• http://gregword.com Greg Gershman

    “It’s embarrassing for Google, but the fault really lies with Wikipedia, since this text stayed on Washington’s page long enough for Google to catch it.”

    I’d say the fault is more with Google; Wikipedia is what it is, and people should know what they are getting when they use it, but it’s Google’s algorithm that gives them such authority, and Google’s aggressive spiders that index content that could be unstable so quickly. So I’d say it’s just emabarassing for Wikipedia, but the fault for giving it prominence in the search results is Google’s alone.

  • anonymous

    Actually the text stayed there for only 2 minutes according to the history logs within Wikipedia here: http://en.wikipedia.org/w/index.php?title=George_Washington&diff=130794155&oldid=130793991

    This just happens to be bad timing of the Google Web crawler searching Wikipedia. Most nonsense like this are removed fairly quickly.

  • anonymous

    Actually the text stayed there for only 2 minutes according to the history logs within Wikipedia here: http://en.wikipedia.org/w/index.php?title=George_Washington&diff=130794155&oldid=130793991

    This just happens to be bad timing of the Google Web crawler searching Wikipedia. Most nonsense like this are removed fairly quickly. The person who did this was banned I think.

  • http://searchengineland.com Danny Sullivan

    It’s actually really confusing, because I went to the Wikipedia page from Google and saw that exact text on it. Then seconds later, it was gone. Then I hit the history and couldn’t find a deletion.

    Maybe I’m crazy. Maybe I somehow got confused. On the other hand, Google saw that text there as of 15 May 2007 07:53:44 GMT. The change you noted happened between 15:19, 14 May 2007 and Revision as of 15:20, 14 May 2007. That’s a day before Google arrived to the page (assuming Wikipedia uses GMT). If the time zones are off, still — wow, Google hit that page in the one minute the text was there? Incredible bad timing, I guess.

  • http://www.wolf-howl.com graywolf

    >wow, Google hit that page in the one minute the text was there?

    you know if I told that to my grandma she’s look down at me over the top of her half-rimmed glasses with a look that say “son I’ve been around the block a few more times than you, now you don’t expect me to believe that now do you”

  • BanyanTree

    I notice from your screenshot that that “cached” link is in ‘visited’ purple shade, while the rest of the links are blue. You sure that you didn’t just go to the Google cached page? As a Wikipedia admin, I assure you that there are no relevant deleted revisions for that page, not that anyone would bother deleting such run-of-the-mill vandalism.

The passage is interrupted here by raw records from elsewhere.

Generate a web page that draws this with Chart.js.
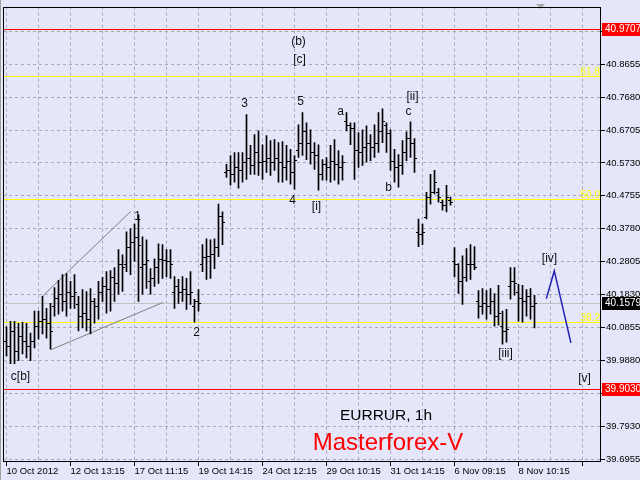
<!DOCTYPE html>
<html>
<head>
<meta charset="utf-8">
<script src="https://cdn.jsdelivr.net/npm/chart.js@4.4.0/dist/chart.umd.min.js"></script>
<style>
  html, body { margin: 0; padding: 0; background: #e6e6fa; }
  canvas { display: block; }
</style>
</head>
<body>
<canvas id="chart" width="640" height="480"></canvas>
<script>
// 数据：EURRUR 1h 柱状图 (OHLC)
var openP = [40.045,40.031,40.075,40.016,40.060,40.045,40.031,40.045,40.089,40.104,
  40.110,40.098,40.148,40.172,40.186,40.163,40.192,40.178,40.154,40.119,
  40.128,40.110,40.163,40.148,40.192,40.207,40.198,40.236,40.216,40.275,
  40.275,40.325,40.339,40.354,40.266,40.275,40.222,40.231,40.266,40.289,
  40.286,40.281,40.192,40.207,40.192,40.198,40.186,40.148,40.163,40.275,
  40.295,40.298,40.304,40.325,40.416,40.545,40.551,40.539,40.560,40.551,
  40.575,40.589,40.566,40.604,40.575,40.580,40.589,40.575,40.589,40.575,
  40.560,40.580,40.545,40.610,40.633,40.668,40.633,40.604,40.598,40.539,
  40.569,40.560,40.580,40.569,40.560,40.698,40.686,40.677,40.610,40.604,
  40.619,40.633,40.619,40.633,40.668,40.686,40.663,40.580,40.560,40.566,
  40.604,40.648,40.633,40.369,40.363,40.413,40.472,40.486,40.486,40.457,
  40.448,40.463,40.281,40.275,40.222,40.236,40.275,40.275,40.163,40.148,
  40.157,40.148,40.163,40.119,40.089,40.075,40.207,40.222,40.192,40.172,
  40.163,40.178,40.148];
var highP = [40.087,40.104,40.104,40.098,40.101,40.098,40.069,40.134,40.134,40.178,
  40.142,40.157,40.204,40.225,40.242,40.245,40.222,40.242,40.178,40.198,
  40.192,40.201,40.172,40.222,40.234,40.251,40.254,40.263,40.316,40.301,
  40.369,40.378,40.392,40.419,40.354,40.345,40.260,40.289,40.333,40.331,
  40.316,40.316,40.236,40.228,40.236,40.231,40.251,40.169,40.198,40.331,
  40.348,40.345,40.348,40.451,40.428,40.569,40.595,40.604,40.604,40.604,
  40.716,40.625,40.657,40.668,40.627,40.654,40.639,40.642,40.633,40.636,
  40.625,40.613,40.595,40.686,40.722,40.692,40.671,40.633,40.627,40.583,
  40.589,40.625,40.642,40.610,40.595,40.722,40.692,40.692,40.663,40.671,
  40.683,40.657,40.686,40.722,40.733,40.692,40.671,40.613,40.598,40.639,
  40.665,40.695,40.645,40.407,40.392,40.486,40.539,40.551,40.498,40.463,
  40.507,40.472,40.322,40.275,40.298,40.319,40.331,40.325,40.195,40.201,
  40.195,40.201,40.186,40.210,40.134,40.139,40.263,40.263,40.213,40.210,
  40.198,40.201,40.181];
var lowP = [40.001,39.978,39.978,39.987,40.007,39.995,39.987,40.025,40.051,40.066,
  40.054,40.022,40.119,40.125,40.134,40.119,40.142,40.142,40.075,40.084,
  40.075,40.066,40.098,40.110,40.163,40.128,40.134,40.163,40.184,40.192,
  40.251,40.242,40.281,40.163,40.184,40.201,40.184,40.207,40.216,40.231,
  40.236,40.231,40.142,40.157,40.163,40.139,40.154,40.101,40.134,40.251,
  40.228,40.231,40.260,40.295,40.331,40.530,40.507,40.516,40.498,40.516,
  40.524,40.539,40.539,40.536,40.524,40.545,40.536,40.551,40.516,40.516,
  40.522,40.510,40.495,40.589,40.595,40.583,40.569,40.554,40.492,40.522,
  40.522,40.516,40.522,40.510,40.522,40.668,40.627,40.524,40.560,40.566,
  40.575,40.580,40.589,40.604,40.633,40.604,40.551,40.516,40.501,40.539,
  40.580,40.589,40.545,40.325,40.331,40.407,40.451,40.481,40.457,40.433,
  40.428,40.448,40.236,40.186,40.154,40.222,40.228,40.257,40.113,40.125,
  40.110,40.125,40.089,40.092,40.036,40.042,40.169,40.181,40.104,40.101,
  40.119,40.110,40.084];
var closeP = [40.031,40.075,40.016,40.060,40.045,40.031,40.045,40.089,40.104,40.110,
  40.098,40.075,40.172,40.186,40.163,40.192,40.178,40.192,40.119,40.128,
  40.110,40.163,40.148,40.192,40.207,40.198,40.236,40.216,40.275,40.266,
  40.325,40.339,40.354,40.331,40.275,40.286,40.231,40.266,40.289,40.286,
  40.281,40.275,40.207,40.192,40.198,40.186,40.192,40.163,40.157,40.295,
  40.298,40.304,40.325,40.416,40.398,40.551,40.539,40.560,40.551,40.575,
  40.589,40.566,40.604,40.575,40.580,40.589,40.575,40.589,40.575,40.560,
  40.580,40.545,40.583,40.633,40.668,40.633,40.604,40.598,40.539,40.569,
  40.560,40.580,40.569,40.560,40.575,40.686,40.677,40.610,40.604,40.619,
  40.633,40.619,40.633,40.668,40.698,40.663,40.580,40.560,40.566,40.604,
  40.648,40.633,40.589,40.363,40.369,40.472,40.486,40.516,40.472,40.448,
  40.472,40.457,40.275,40.222,40.236,40.275,40.275,40.266,40.148,40.157,
  40.148,40.163,40.119,40.128,40.075,40.081,40.222,40.216,40.172,40.163,
  40.178,40.148,40.158];

// 坐标轴刻度
var xTickLabels = ['10 Oct 2012', '12 Oct 13:15', '17 Oct 11:15', '19 Oct 14:15', '24 Oct 12:15',
                   '29 Oct 10:15', '31 Oct 14:15', '6 Nov 09:15', '8 Nov 10:15'];
var yTickValues = [40.9630, 40.8655, 40.7680, 40.6705, 40.5730, 40.4755, 40.3780, 40.2805,
                   40.1830, 40.0855, 39.9880, 39.8905, 39.7930, 39.6955];

// 水平线
var redLevels = [40.9707, 39.9030];
var bidPrice = 40.1579;
var fibLevels = [40.830, 40.466, 40.101];
var fibNames = ['61.8', '50.0', '38.2'];

// 趋势线 (楔形) 和预测线
var wedgeUpper = [{x: 9, y: 40.178}, {x: 31.1, y: 40.430}];
var wedgeLower = [{x: 11, y: 40.019}, {x: 39.2, y: 40.160}];
var projection = [{x: 134.95, y: 40.171}, {x: 136.95, y: 40.253}, {x: 141.1, y: 40.040}];

// 波浪标记
var waveLabels = [
  ['c[b]', 3.5, 39.940], ['1', 32.75, 40.413], ['2', 47.5, 40.069], ['3', 59.5, 40.748],
  ['(b)', 73, 40.933], ['[c]', 73.25, 40.880], ['5', 73.5, 40.754], ['4', 71.5, 40.460],
  ['[i]', 77.5, 40.442], ['a', 83.5, 40.724], ['b', 95.5, 40.501], ['c', 100.5, 40.724],
  ['[ii]', 101.5, 40.769], ['[iii]', 124.75, 40.007], ['[iv]', 135.75, 40.289], ['[v]', 144.5, 39.934]
];

var X_MIN = -0.875, X_MAX = 148.625;
var Y_MIN = 39.6868, Y_MAX = 41.0360;
var FONT = '"Liberation Sans", Arial, sans-serif';

function lineSet(data, color, width, order) {
    return {
        type: 'line', data: data, borderColor: color, borderWidth: width,
        pointRadius: 0, fill: false, tension: 0, order: order
    };
}

var bars = highP.map(function(h, i) { return {x: i, y: [lowP[i], h]}; });

var datasets = [{
    type: 'bar', data: bars, backgroundColor: '#000000',
    barThickness: 1, grouped: false, order: 0
}];
datasets.push(lineSet(wedgeUpper, '#808080', 1, 2));
datasets.push(lineSet(wedgeLower, '#808080', 1, 2));
datasets.push(lineSet(projection, '#2020b0', 1.5, 1));

// 水平线：通过 y 轴比例尺换算
function drawLevel(chart, value, color) {
    var c = chart.ctx, a = chart.chartArea;
    var y = Math.round(chart.scales.y.getPixelForValue(value)) + 0.5;
    c.strokeStyle = color;
    c.lineWidth = 1;
    c.beginPath();
    c.moveTo(a.left, y);
    c.lineTo(a.right, y);
    c.stroke();
}

// 背景、边框、开收盘刻度、文字
var decorPlugin = {
    id: 'decor',
    beforeDraw: function(chart) {
        var c = chart.ctx;
        c.save();
        c.fillStyle = '#e6e6fa';
        c.fillRect(0, 0, chart.width, chart.height);
        c.fillStyle = '#a0a0a0';
        c.fillRect(0, 0, 1, chart.height);
        c.restore();
    },
    beforeDatasetsDraw: function(chart) {
        var c = chart.ctx;
        c.save();
        drawLevel(chart, bidPrice, '#c0c0c0');
        fibLevels.forEach(function(v) { drawLevel(chart, v, '#ffff00'); });
        redLevels.forEach(function(v) { drawLevel(chart, v, '#ff0000'); });
        c.restore();
    },
    afterDatasetsDraw: function(chart) {
        var c = chart.ctx;
        var ys = chart.scales.y;
        var a = chart.chartArea;
        c.save();
        // open / close ticks
        c.fillStyle = '#000000';
        chart.getDatasetMeta(0).data.forEach(function(el, i) {
            var px = Math.floor(el.x);
            var yo = Math.round(ys.getPixelForValue(openP[i]));
            var yc = Math.round(ys.getPixelForValue(closeP[i]));
            c.fillRect(px - 2, yo, 2, 1);
            c.fillRect(px + 1, yc, 2, 1);
        });
        // fib labels
        c.fillStyle = '#ffff00';
        c.font = '10px ' + FONT;
        c.textAlign = 'right';
        c.textBaseline = 'bottom';
        fibLevels.forEach(function(v, k) {
            c.fillText(fibNames[k], a.right - 1, ys.getPixelForValue(v) + 1);
        });
        // wave labels
        c.fillStyle = '#101010';
        c.font = '12px ' + FONT;
        c.textAlign = 'center';
        c.textBaseline = 'middle';
        waveLabels.forEach(function(w) {
            c.fillText(w[0], chart.scales.x.getPixelForValue(w[1]), ys.getPixelForValue(w[2]));
        });
        // titles
        c.font = '15.5px ' + FONT;
        c.fillStyle = '#000000';
        c.fillText('EURRUR, 1h', 386, 416);
        c.font = '24px ' + FONT;
        c.fillStyle = '#ff0000';
        c.fillText('Masterforex-V', 388, 443);
        // shift marker
        c.fillStyle = '#a8a8a8';
        c.beginPath();
        c.moveTo(536, 4); c.lineTo(545, 4); c.lineTo(540.5, 9); c.closePath();
        c.fill();
        // border
        c.strokeStyle = '#000000';
        c.lineWidth = 1;
        c.strokeRect(Math.round(a.left) + 0.5, Math.round(a.top) + 0.5,
                     Math.round(a.right - a.left) - 1, Math.round(a.bottom - a.top) - 1);
        c.restore();
    },
    afterDraw: function(chart) {
        var c = chart.ctx;
        var ys = chart.scales.y;
        var a = chart.chartArea;
        c.save();
        c.font = '10px ' + FONT;
        c.textAlign = 'left';
        c.textBaseline = 'middle';
        var tags = [[redLevels[0], '#ff0000'], [bidPrice, '#000000'], [redLevels[1], '#ff0000']];
        tags.forEach(function(t) {
            var y = Math.round(ys.getPixelForValue(t[0]));
            c.fillStyle = t[1];
            c.fillRect(a.right + 1, y - 6, 40, 13);
            c.fillStyle = '#ffffff';
            c.fillText(t[0].toFixed(4), a.right + 4, y + 0.5);
        });
        c.restore();
    }
};

var chart = new Chart(document.getElementById('chart').getContext('2d'), {
    type: 'bar',
    data: { datasets: datasets },
    options: {
        responsive: false,
        animation: false,
        devicePixelRatio: 1,
        layout: { padding: { left: 3, top: 3, right: 0, bottom: 0 } },
        plugins: { legend: { display: false }, tooltip: { enabled: false } },
        scales: {
            x: {
                type: 'linear', min: X_MIN, max: X_MAX, offset: false,
                afterBuildTicks: function(s) {
                    var t = [];
                    for (var v = 0; v <= 144; v += 8) t.push({value: v});
                    s.ticks = t;
                },
                afterFit: function(s) { s.height = 18; },
                grid: {
                    color: '#a8a8b8', offset: false, tickLength: 4,
                    tickColor: function(ctx) { return ctx.index % 2 === 0 ? '#000000' : 'rgba(0,0,0,0)'; }
                },
                border: { display: false, dash: [3, 3] },
                ticks: {
                    autoSkip: false, maxRotation: 0, align: 'start', padding: 0,
                    color: '#000000', font: { family: FONT, size: 9.5 },
                    callback: function(v, i) { return i % 2 === 0 ? (xTickLabels[i / 2] || '') : ''; }
                }
            },
            y: {
                position: 'right', min: Y_MIN, max: Y_MAX,
                afterBuildTicks: function(s) {
                    s.ticks = yTickValues.map(function(v) { return {value: v}; });
                },
                afterFit: function(s) { s.width = 39; },
                grid: { color: '#a8a8b8', tickLength: 4, tickColor: '#000000' },
                border: { display: false, dash: [3, 3] },
                ticks: {
                    padding: 1, color: '#000000', font: { family: FONT, size: 9.5 },
                    callback: function(v) { return Number(v).toFixed(4); }
                }
            }
        }
    },
    plugins: [decorPlugin]
});
</script>
</body>
</html>
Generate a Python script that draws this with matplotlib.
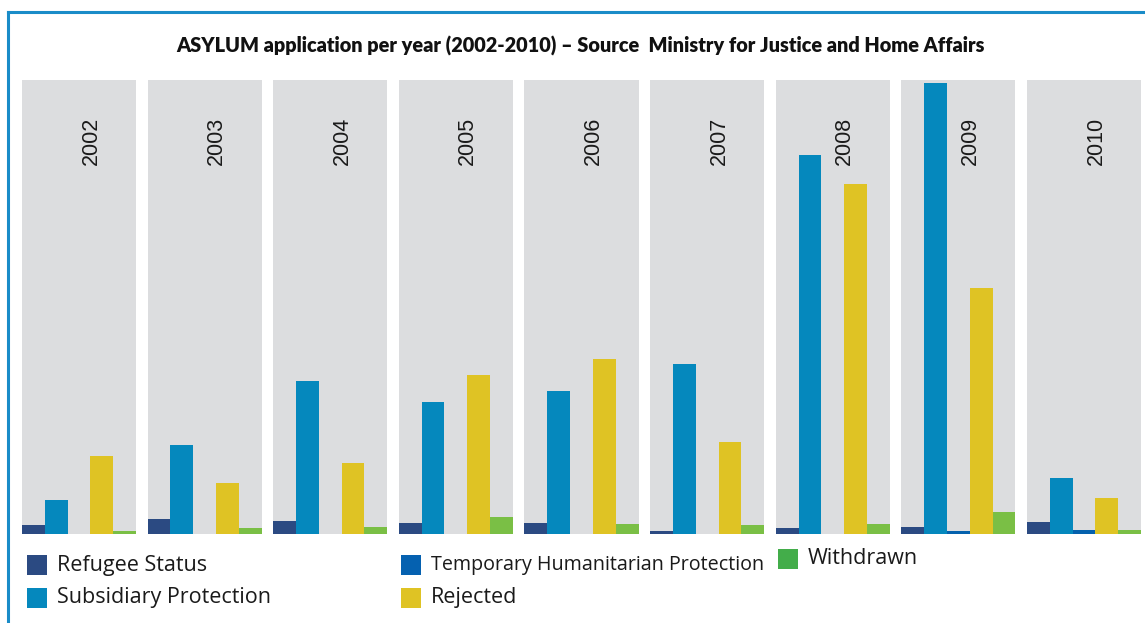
import matplotlib
matplotlib.use("Agg")
import matplotlib.pyplot as plt
from matplotlib.lines import Line2D
from matplotlib.patches import Rectangle

years = ["2002", "2003", "2004", "2005", "2006", "2007", "2008", "2009", "2010"]
series_names = ["Refugee Status", "Subsidiary Protection",
                "Temporary Humanitarian Protection", "Rejected", "Withdrawn"]
refugee = [9, 15, 13, 11, 11, 3, 6, 7, 12]
subsidiary = [34, 89, 153, 132, 143, 170, 379, 451, 56]
temporary = [0, 0, 0, 0, 0, 0, 0, 3, 4]
rejected = [78, 51, 71, 159, 175, 92, 350, 246, 36]
withdrawn = [3, 6, 7, 17, 10, 9, 10, 22, 4]
series = [refugee, subsidiary, temporary, rejected, withdrawn]

bar_colors = ["#2b4a82", "#0588bd", "#0561ad", "#dfc324", "#7abf45"]
legend_colors = ["#2b4a82", "#0588bd", "#0561b0", "#dfc324", "#43ad4a"]
panel_gray = "#dcdddf"
border_blue = "#1a8cc8"

W, H = 1145, 623
fig = plt.figure(figsize=(W / 100, H / 100), dpi=100)
fig.patch.set_facecolor("white")

def fx(px):
    return px / W

def fy(py):
    return 1 - py / H

# border (top and left)
fig.add_artist(Line2D([fx(7.5), fx(W)], [fy(11.5), fy(11.5)], color=border_blue, lw=2.2,
                      transform=fig.transFigure))
fig.add_artist(Line2D([fx(7.5), fx(7.5)], [fy(11.5), fy(H + 5)], color=border_blue, lw=2.2,
                      transform=fig.transFigure))

fig.text(fx(581), fy(46), "ASYLUM application per year (2002-2010) \u2013 Source  Ministry for Justice and Home Affairs",
         ha="center", va="center", fontsize=14.3, fontweight="heavy",
         family=["Lato", "DejaVu Sans"], color="#111111")

gs = fig.add_gridspec(1, len(years), left=fx(22), right=fx(1141), top=fy(80), bottom=fy(534),
                      wspace=11.6 / 114)
ymax = 454
for i, yr in enumerate(years):
    ax = fig.add_subplot(gs[0, i])
    ax.set_facecolor(panel_gray)
    for j, s in enumerate(series):
        ax.bar(j + 0.5, s[i], width=1.0, color=bar_colors[j], linewidth=0)
    ax.set_xlim(0, 5)
    ax.set_ylim(0, ymax)
    ax.set_xticks([])
    ax.set_yticks([])
    for sp in ax.spines.values():
        sp.set_visible(False)
    ax.text(0.605, 0.865, yr, rotation=90, ha="center", va="center", transform=ax.transAxes,
            fontsize=15.5, family=["Liberation Sans", "DejaVu Sans"], color="#1a1a1a")

# legend
leg_items = [
    (0, 27, 555), (1, 27, 588), (2, 401, 555), (3, 401, 588), (4, 778, 549)
]
for idx, lx, ly in leg_items:
    fig.add_artist(Rectangle((fx(lx), fy(ly + 20)), fx(20), 20 / H, transform=fig.transFigure,
                             facecolor=legend_colors[idx], edgecolor="none"))
    fs = 14.2 if idx == 2 else 15.5
    fig.text(fx(lx + 30), fy(ly + 10), series_names[idx], ha="left", va="center",
             fontsize=fs, family=["Open Sans", "DejaVu Sans"], color="#1a1a1a")

fig.savefig("out.png", dpi=100)
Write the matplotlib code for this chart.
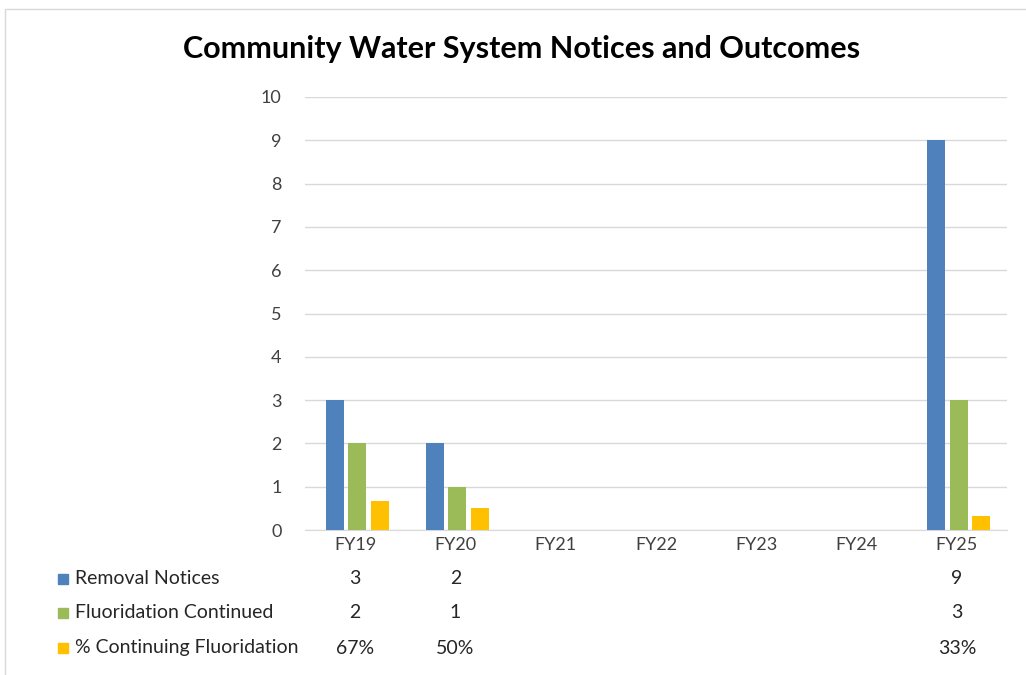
import numpy as np
import matplotlib.pyplot as plt
from matplotlib.patches import Rectangle

# データ
years = ['FY19', 'FY20', 'FY21', 'FY22', 'FY23', 'FY24', 'FY25']
removal = [3, 2, np.nan, np.nan, np.nan, np.nan, 9]
continued = [2, 1, np.nan, np.nan, np.nan, np.nan, 3]
pct = [0.67, 0.50, np.nan, np.nan, np.nan, np.nan, 0.33]
pct_labels = ['67%', '50%', '', '', '', '', '33%']

series_names = ['Removal Notices', 'Fluoridation Continued', '% Continuing Fluoridation']
colors = ['#4F81BD', '#9BBB59', '#FFC000']

plt.rcParams['font.family'] = ['Lato', 'DejaVu Sans']

fig = plt.figure(figsize=(10.26, 6.75), dpi=100)
ax = fig.add_axes([0.2973, 0.2148, 0.6842, 0.6415])

x = np.arange(len(years))
w = 0.18
step = 0.225
for i, (vals, c) in enumerate(zip([removal, continued, pct], colors)):
    ax.bar(x + (i - 1) * step + 0.02, vals, width=w, color=c, zorder=3)

ax.set_xlim(-0.5, len(years) - 0.5)
ax.set_ylim(0, 10)
ax.set_yticks(range(0, 11))
ax.grid(axis='y', color='#D9D9D9', linewidth=1, zorder=0)
for s in ['top', 'right', 'left']:
    ax.spines[s].set_visible(False)
ax.spines['bottom'].set_color('#D9D9D9')
ax.tick_params(axis='both', length=0, labelsize=13, labelcolor='#404040')
ax.tick_params(axis='y', pad=17)
ax.set_xticks(x)
ax.set_xticklabels(years)
ax.tick_params(axis='x', pad=5)

fig.text(0.508, 0.928, 'Community Water System Notices and Outcomes',
         ha='center', va='center', fontsize=22, fontweight='bold', color='black')

# データテーブル
row_y = [579, 613, 648]
row_text = [
    ['' if np.isnan(v) else f'{int(v)}' for v in removal],
    ['' if np.isnan(v) else f'{int(v)}' for v in continued],
    pct_labels,
]
for r, (name, c, texts) in enumerate(zip(series_names, colors, row_text)):
    yf = 1 - row_y[r] / 675
    fig.patches.append(Rectangle((58 / 1026, yf - 5 / 675), 10 / 1026, 10 / 675,
                                 transform=fig.transFigure, color=c))
    fig.text(75 / 1026, yf, name, ha='left', va='center', fontsize=14, color='#262626')
    for xi, t in zip(x, texts):
        xf = ax.transData.transform((xi, 0))[0] / fig.bbox.width
        fig.text(xf, yf, t, ha='center', va='center', fontsize=14, color='#262626')

# 外枠
fig.patches.append(Rectangle((5 / 1026, -0.01), 1.1, 1 - 9 / 675 + 0.01,
                             transform=fig.transFigure, fill=False,
                             edgecolor='#D9D9D9', linewidth=1))

fig.savefig('out.png', dpi=100, facecolor='white')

    A bigger problem is likely all the Wikipedia mirrors – when people take a content dump of Wikipedia and put up a mirror site with ads in a sidebar. I’ve seen mirrors with mistakes and vandalism that were corrected years ago.

  • http://www.jehochman.com JEHochman

    Of course the clever thing for Wikipedia would be to use checkpoints in combination with the logging they already do. A checkpoint is a specific version of the data that’s verified as good. If something goes wrong, it’s easy to roll back to the latest checkpoint.

    Wikipedia could allow administrators (or other trusted community members) to tag non-vandalized versions of articles as checkpoints. When a search engine visits, it might be a good idea to serve the latest checkpoint, rather than the latest version of the article.

    Are there any Wikipedia developers watching this thread?

  • http://searchengineland.com Danny Sullivan

    @Greg Gershman: I can’t see faulting Google for indexing “unstable” content quickly. Unstable is content that changes often — IE, fresh content. You want a spider to get the freshest information it can in these cases.

    @graywolf: yeah :)

    @BanyanTree: I did go to the cache. It is possible I confused the two. But I don’t think so. The cached page looks very different from the real page. I can’t explain not seeing it in the change history, however. I immediately looked to see why this wasn’t being reflected there. It was odd to me, but I’ll go with what Wikipedia is reporting officially — that this edit was up for one minute, and it just happened to be that was the minute Google came a calling.

    @JEHochman: That’s an excellent suggestion. I debated writing this story up at all, but it is kind of serious. I mean, Wikipedia isn’t going to be considered kid-safe to Google, right? So some teacher does a search on Google in front of their class, and this is what comes up? Not good. Of course, serving up a copy of a page different than what the user sees would be cloaking. Heh. But I could cut some slack there.

  • http://www.jehochman.com JEHochman

    Wikipedia can offer a personalization setting that allows users to see the latest copy, or the latest copy that passes the filter (and make this the default). There is already a test used for semi-protecting pages from vandalism by new and anonymous users. They could use that same test to identify the last “good” copy of a page.

  • BanyanTree

    Article validation and reviewed/stable articles have been requested for a long time. See http://meta.wikimedia.org/wiki/Reviewed_article_version and http://meta.wikimedia.org/wiki/Article_validation_feature. Fully 40% of the paid staff of the Wikimedia Foundation of 5 are developers, and there are also a number of great volunteer devs. But that’s still only enough for the most painfully slow progress to something as major as stable versioning. Anybody want to give the Foundation a grant to pay the salary for more devs? ;)

  • katy

    Just throwing it out there, but maybe the person who posted had an idea of when the page would be indexed. The window of opportunity for that to happen is pretty slim.